Sunday, February 22, 2009

Water Hoses

There are many types of hoses on the market, but as far as your RV water hose is concerned, you want to buy one that is safe to use for drinking water. That means that most green garden hoses are out!

Hoses that are safe to use for a drinking water supply hose are usually white, or there could be something printed on a label that says it is safe to use for drinking water.

There are typically two types of hoses, round and flat.

Round hoses are like your typical garden hose…round. One disadvantage to the round hose is it can take up a lot of storage space. A product that may help solve the problem of taking up too much storage space is the CordProXL. I haven’t tried this product, but it looks like it could work just fine. Originally designed for household extension cords, the new XL version seems to have many applications for RV use.

Here are the round hoses I used to use.

A flat hose usually comes on some sort of reel that takes up very little space. One disadvantage of the flat hose is that the hose must be unwound completely to use it. Here is one type of flat hose available at Camping World, and here is another.

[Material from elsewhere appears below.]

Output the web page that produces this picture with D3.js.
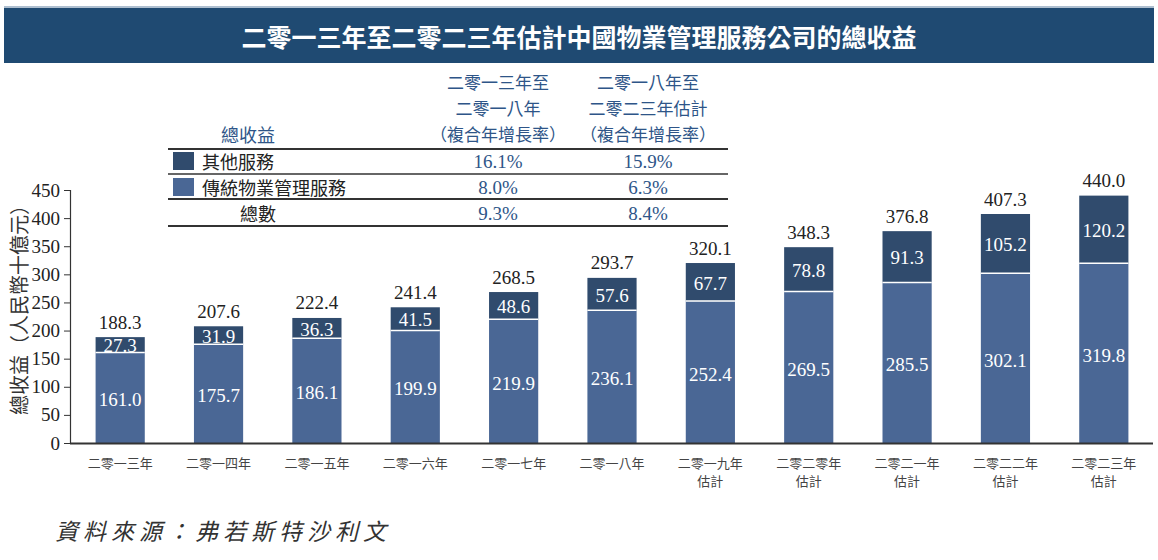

The flat hoses are a bit more expensive than the round ones, but if storage space is at a premium, it may be worth the extra money for a flat hose.

I have a 25' and a 50' flat hose plus two 4' hoses.

My usual setup is to connect a 4' hose to the campground water faucet, then the water filter, the pressure regulator, then whatever length of hose I need to get to the city water inlet. It's usually the 25' hose, but I have been close enough on occasion to use another 4' hose. If the campground water faucet is close to the rear of the trailer, I obviously won't need 25' of hose to finish the job, but I will have to unreel the entire hose. In that case, I route the hose towards the front of the trailer and loop it back towards the rear underneath where the slide-out overhang is. This way, all of that excess hose is out of the way. I usually need to use the 50' hose to fill the fresh water holding tank.
When hooking all of this up, I will turn the water on and let it run through each piece before connecting the next, just to give it a little bath to clean it out a bit.

To connect the hose to the RV, I use this type.

At a minimum, you should use at least a 90 degree elbow such as this one to reduce stress on the city water inlet connection

NEVER, EVER use your fresh water hose for anything else!!! Remember that the water that goes through that hose will be the water you could be drinking or cooking with.